I got the Nexus 5 when it was released and pretty much every wireless charger to go with it.
These days I only use wireless charging when in the car on a short journey or when I plonk the phone on my desk wireless charger. Any time my battery is >70% full anyway, just to keep it topped up.
The problem is they are no competition to a good 2 Amp wired charger. Wireless takes twice as long to charge. If I actually need to charge it as it's running out or I am going on a long car journey, I always go for a wired charger.
It charges my Nexus 7 2013 tablet without any problem - no dimples on the device required for perfect alignment, it finds the device no matter the orientation.
Having used Qi charging for the last year, I'd never buy another mobile product - tablet or smartphone - that doesn't support Qi wireless charging. Connecting a USB cable to charge is so last century.
It's a shame the resonating charger guys are focusing all their efforts on installing chargers in public spaces rather than getting their receivers into devices - presumably they think they're playing the long game but ultimately they're just being complete dicks.

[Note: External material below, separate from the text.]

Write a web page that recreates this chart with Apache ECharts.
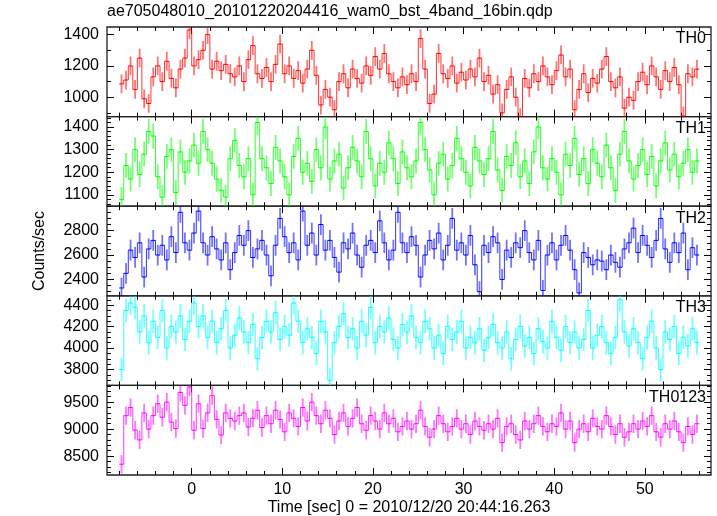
<!DOCTYPE html>
<html><head><meta charset="utf-8">
<script src="https://cdn.jsdelivr.net/npm/echarts@6/dist/echarts.min.js"></script>
<style>html,body{margin:0;padding:0;background:#fff}#c{width:717px;height:516px}</style>
</head><body><div id="c"></div>
<script>
// ---------- data ----------
const chartTitle = 'ae705048010_20101220204416_wam0_bst_4band_16bin.qdp';
const xTitle = 'Time [sec] 0 = 2010/12/20 20:44:16.263';
const yTitle = 'Counts/sec';
const bandNames = ['TH0', 'TH1', 'TH2', 'TH3', 'TH0123'];
const tStart = -7.75;      // centre of first 0.5 s bin
const binWidth = 0.5;

const th0 = [1085,1110,1200,1050,1250,990,960,1130,1200,1100,1230,1120,1060,1180,1250,1430,
  1200,1240,1300,1400,1180,1230,1170,1210,1150,1130,1200,1100,1240,1330,1150,1120,
  1190,1100,1210,1340,1150,1200,1120,1170,1090,1180,1300,1140,950,1050,1000,920,
  1100,1150,1060,1180,1120,1090,1200,1140,1260,1180,1280,1150,1100,1060,1130,1080,
  1150,1100,1375,1180,960,1020,1280,1150,1120,1200,1090,1160,1110,1180,1130,1250,
  1100,1140,1020,1080,900,1050,1130,1000,870,1120,1060,1150,1100,1200,1130,1080,
  1170,1270,1130,1180,920,1050,1150,1030,1120,1090,1180,1260,1100,1060,1130,930,
  1000,980,1100,1160,1080,1200,1130,1050,1170,1100,1190,1080,880,1150,1130,1180];
const th1 = [1080,1230,1170,1300,1190,1280,1380,1360,1180,1090,1270,1300,1110,1290,1200,1250,
  1320,1240,1380,1300,1240,1170,1120,1090,1260,1340,1230,1180,1260,1100,1420,1260,
  1220,1150,1310,1250,1180,1100,1270,1350,1200,1240,1160,1300,1220,1400,1170,1250,
  1280,1130,1220,1310,1250,1180,1380,1260,1140,1240,1200,1330,1260,1150,1290,1220,
  1180,1250,1420,1300,1210,1100,1240,1280,1170,1230,1350,1260,1200,1140,1310,1250,
  1190,1260,1380,1210,1120,1270,1230,1330,1180,1250,1150,1290,1400,1220,1170,1260,
  1200,1100,1280,1230,1350,1190,1260,1150,1300,1240,1180,1320,1220,1120,1280,1380,
  1250,1170,1230,1300,1190,1270,1140,1250,1330,1210,1280,1180,1240,1300,1200,1250];
const th2 = [2330,2450,2640,2580,2700,2420,2650,2720,2600,2680,2560,2750,2620,2950,2700,2640,
  2780,2960,2700,2600,2750,2650,2560,2700,2480,2620,2760,2680,2800,2580,2650,2720,
  2600,2430,2680,2900,2750,2620,2700,2560,2960,2680,2780,2600,2850,2640,2720,2580,
  2460,2700,2650,2780,2600,2500,2680,2720,2620,2880,2700,2560,2640,2950,2700,2620,
  2750,2680,2420,2600,2720,2650,2780,2560,2680,2900,2640,2700,2600,2760,2520,2300,
  2680,2620,2750,2700,2400,2640,2580,2700,2660,2800,2620,2560,2720,2310,2600,2700,
  2560,2680,2760,2640,2480,2290,2620,2580,2520,2560,2550,2480,2600,2540,2500,2650,
  2700,2820,2620,2760,2680,2580,2720,2900,2650,2540,2700,2620,2780,2480,2660,2600];
const th3 = [3800,4350,4420,4380,4150,4300,4050,4250,4100,4350,4000,4200,4150,4300,4080,4250,
  4420,4200,4300,4100,4250,4050,4180,4350,4000,4120,4280,4150,4050,4220,3900,4100,
  4250,4150,4330,4080,4200,4120,4420,4250,4050,4180,4100,3950,4250,4150,3700,4050,
  4200,4320,4100,4180,4000,4250,4120,4380,4050,4200,4150,4280,4080,4000,4220,4150,
  4300,4100,4050,4250,4180,4000,4120,3950,4200,4080,4150,4250,4000,4100,4050,4180,
  3980,4100,4220,4050,4000,4150,3900,4080,4200,4020,4100,3950,4180,4060,4000,4250,
  4100,3980,4200,4050,4150,4000,4080,4350,4000,4120,4200,4050,3950,4100,4450,4150,
  4020,4180,4050,3900,4100,4250,4000,3800,4150,4080,4200,3950,4100,4020,4180,4050];
const th0123 = [8350,9250,9400,8980,8800,9300,9000,9250,9470,9220,9500,9130,9010,9680,9440,9780,
  8980,9470,9010,9300,9620,9180,8890,9300,9200,9150,9250,9300,9040,9200,9350,9030,
  9250,9100,9350,9180,8950,9300,9200,9050,9400,9150,9500,9250,9100,9350,9200,8900,
  9150,9300,9050,9200,9400,9100,8980,9250,9150,9000,9300,9100,9200,8950,9050,9150,
  9000,9100,9350,9050,8850,9000,9250,9100,8950,9050,9200,9000,9100,8900,9150,9050,
  8980,9100,9000,9200,8750,9050,9100,8900,8800,9150,9000,9100,9250,9050,8950,9100,
  9050,9300,9000,9150,8750,9000,9100,8950,9200,9050,9000,9250,9050,8900,9100,8850,
  8950,9100,9000,9150,9050,9250,8950,8850,9100,9000,9150,8950,8750,9050,8900,9100];
// typical 1-sigma error of one bin
const bandErrors = [60, 55, 85, 110, 170];

// axis ranges and tick values
const xRange = [-9.35, 57.3];
const xMajorTicks = [0, 10, 20, 30, 40, 50];
const xMinorTicks = [-8,-6,-4,-2,2,4,6,8,12,14,16,18,22,24,26,28,32,34,36,38,42,44,46,48,52,54,56];
const yRanges = [[876, 1449], [1050, 1446], [2266, 3000], [3652, 4487], [8150, 9810]];
const yLabelTicks = [[1000, 1200, 1400], [1100, 1200, 1300, 1400], [2400, 2600, 2800],
                     [3800, 4000, 4200, 4400], [8500, 9000, 9500]];
const yMinorStep = [100, 20, 50, 50, 100];

// ---------- layout / style ----------
const series = [th0, th1, th2, th3, th0123];
const colors = ['#ff0000', '#00ff00', '#0000ff', '#00ffff', '#ff00ff'];
const plotL = 107, plotR = 711, plotT = 27, plotB = 475;
const panelH = (plotB - plotT) / 5;
const FONT = 'Liberation Sans, Arial, Helvetica, sans-serif';
const FS = 16;

function minorList(r, step, majors) {
  const out = [];
  for (let v = Math.ceil(r[0] / step) * step; v <= r[1]; v += step) {
    if (majors.indexOf(v) < 0) out.push(v);
  }
  return out;
}

const grids = [], xAxes = [], yAxes = [], seriesList = [], graphics = [];
for (let k = 0; k < 2; k++) {
  for (let p = 0; p < 5; p++) {
    const top = plotT + p * panelH;
    grids.push({left: plotL, width: plotR - plotL, top: top, height: panelH,
      show: k === 0, borderColor: '#222', borderWidth: 1.3, backgroundColor: 'transparent'});
  }
}
function xAx(gi, pos, major, showLab) {
  const vals = major ? xMajorTicks : xMinorTicks;
  return {type: 'value', gridIndex: gi, position: pos, min: xRange[0], max: xRange[1],
    axisLine: {show: false, onZero: false}, splitLine: {show: false},
    axisTick: {show: true, inside: true, length: major ? 7 : 4, customValues: vals,
      lineStyle: {color: '#000', width: 1}},
    axisLabel: {show: showLab, customValues: xMajorTicks, color: '#000', fontSize: FS,
      fontFamily: FONT, margin: 7, formatter: v => String(v)}};
}
function yAx(gi, p, pos, major, showLab) {
  const vals = major ? yLabelTicks[p] : minorList(yRanges[p], yMinorStep[p], yLabelTicks[p]);
  return {type: 'value', gridIndex: gi, position: pos, min: yRanges[p][0], max: yRanges[p][1],
    axisLine: {show: false, onZero: false}, splitLine: {show: false},
    axisTick: {show: true, inside: true, length: major ? 7 : 4, customValues: vals,
      lineStyle: {color: '#000', width: 1}},
    axisLabel: {show: showLab, customValues: yLabelTicks[p], color: '#000', fontSize: FS,
      fontFamily: FONT, margin: 8, formatter: v => String(v)}};
}
// x axes: 0-4 bottom major, 5-9 top major, 10-14 bottom minor, 15-19 top minor
for (let p = 0; p < 5; p++) xAxes.push(xAx(p, 'bottom', true, p === 4));
for (let p = 0; p < 5; p++) xAxes.push(xAx(p, 'top', true, false));
for (let p = 0; p < 5; p++) xAxes.push(xAx(5 + p, 'bottom', false, false));
for (let p = 0; p < 5; p++) xAxes.push(xAx(5 + p, 'top', false, false));
// y axes: 0-4 left major (labels), 5-9 right major, 10-14 left minor, 15-19 right minor
for (let p = 0; p < 5; p++) yAxes.push(yAx(p, p, 'left', true, true));
for (let p = 0; p < 5; p++) yAxes.push(yAx(p, p, 'right', true, false));
for (let p = 0; p < 5; p++) yAxes.push(yAx(5 + p, p, 'left', false, false));
for (let p = 0; p < 5; p++) yAxes.push(yAx(5 + p, p, 'right', false, false));

function makeRender(vals, err, color) {
  return function (params, api) {
    const i = params.dataIndex;
    const t = api.value(0), v = api.value(1);
    const pL = api.coord([t - binWidth / 2, v]);
    const pR = api.coord([t + binWidth / 2, v]);
    const pTop = api.coord([t, v + err]);
    const pBot = api.coord([t, v - err]);
    const ch = [
      {type: 'line', shape: {x1: pTop[0], y1: pTop[1], x2: pBot[0], y2: pBot[1]},
        style: {stroke: color, lineWidth: 1.8, opacity: 0.55}},
      {type: 'line', shape: {x1: pL[0], y1: pL[1], x2: pR[0], y2: pR[1]},
        style: {stroke: color, lineWidth: 1}}
    ];
    if (i < vals.length - 1) {
      const pN = api.coord([t + binWidth / 2, vals[i + 1]]);
      ch.push({type: 'line', shape: {x1: pR[0], y1: pR[1], x2: pN[0], y2: pN[1]},
        style: {stroke: color, lineWidth: 1, opacity: 0.8}});
    }
    return {type: 'group', children: ch};
  };
}

for (let p = 0; p < 5; p++) {
  const vals = series[p];
  seriesList.push({
    type: 'custom', name: bandNames[p], xAxisIndex: p, yAxisIndex: p, clip: true,
    data: vals.map((v, i) => [tStart + i * binWidth, v]),
    encode: {x: 0, y: 1},
    renderItem: makeRender(vals, bandErrors[p], colors[p])
  });
  graphics.push({type: 'text', right: 717 - 706, top: plotT + p * panelH + 4, z: 100,
    style: {text: bandNames[p], fill: '#000', font: FS + 'px ' + FONT}});
}
graphics.push({type: 'text', left: plotL, top: 4,
  style: {text: chartTitle, fill: '#000', font: FS + 'px ' + FONT}});
graphics.push({type: 'text', x: (plotL + plotR) / 2, y: 508,
  style: {text: xTitle, fill: '#000', font: FS + 'px ' + FONT, align: 'center', verticalAlign: 'middle'}});
graphics.push({type: 'text', x: 40, y: (plotT + plotB) / 2, rotation: Math.PI / 2,
  style: {text: yTitle, fill: '#000', font: FS + 'px ' + FONT, align: 'center', verticalAlign: 'middle'}});

const chart = echarts.init(document.getElementById('c'), null, {renderer: 'canvas'});
chart.setOption({
  animation: false, backgroundColor: '#fff',
  grid: grids, xAxis: xAxes, yAxis: yAxes, series: seriesList, graphic: graphics
});
</script></body></html>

Which would neatly solve the problem noted by Iain that in a lot of cases outside of cars, coffeeshops, and aeroplanes we'd still be lugging around a wireless charging pad and cable.
I'm guessing that in the future a lot of lights in the middle of ceilings will get a large Wtiricity solenoid placed above them so that your laptop, mobile, and even TV don't need to be plugged in with only really power hungry appliances such as kettles being plugged into the walls.
"...but not everyone remembers or wants to carry a USB wire around – in the same way not everyone carries around an Ethernet cable these days."
Yup - I do. Always. Sometimes 2 of each. So when those who don't have them can't get onto WiFi, and I'm plugged in and the only one in the group with a web connection or I'm getting great download speeds, guess who's the hero? And when others have forgotten their USB chargers and cables, and desperately need to "borrow" one - well... form an orderly queue.
I have been in both of these scenarios many times. The cables cost practically nothing, weigh practically nothing and live in a small, rarely opened compartment in my laptop bag. Along with a bunch of video converters so I can use my laptop on the hotel's HDMI telly. Saved my bacon many times.
Are we reinventing wheels, in a piddling kind of way?
Tesla's US patent 1119732 for "Apparatus for transmitting electrical energy" is on public record, and he was testing systems with 1,500 KW capacity.
More here in the Stack Exchange article.
Their conclusion seems to be technically feasible but commercially not viable.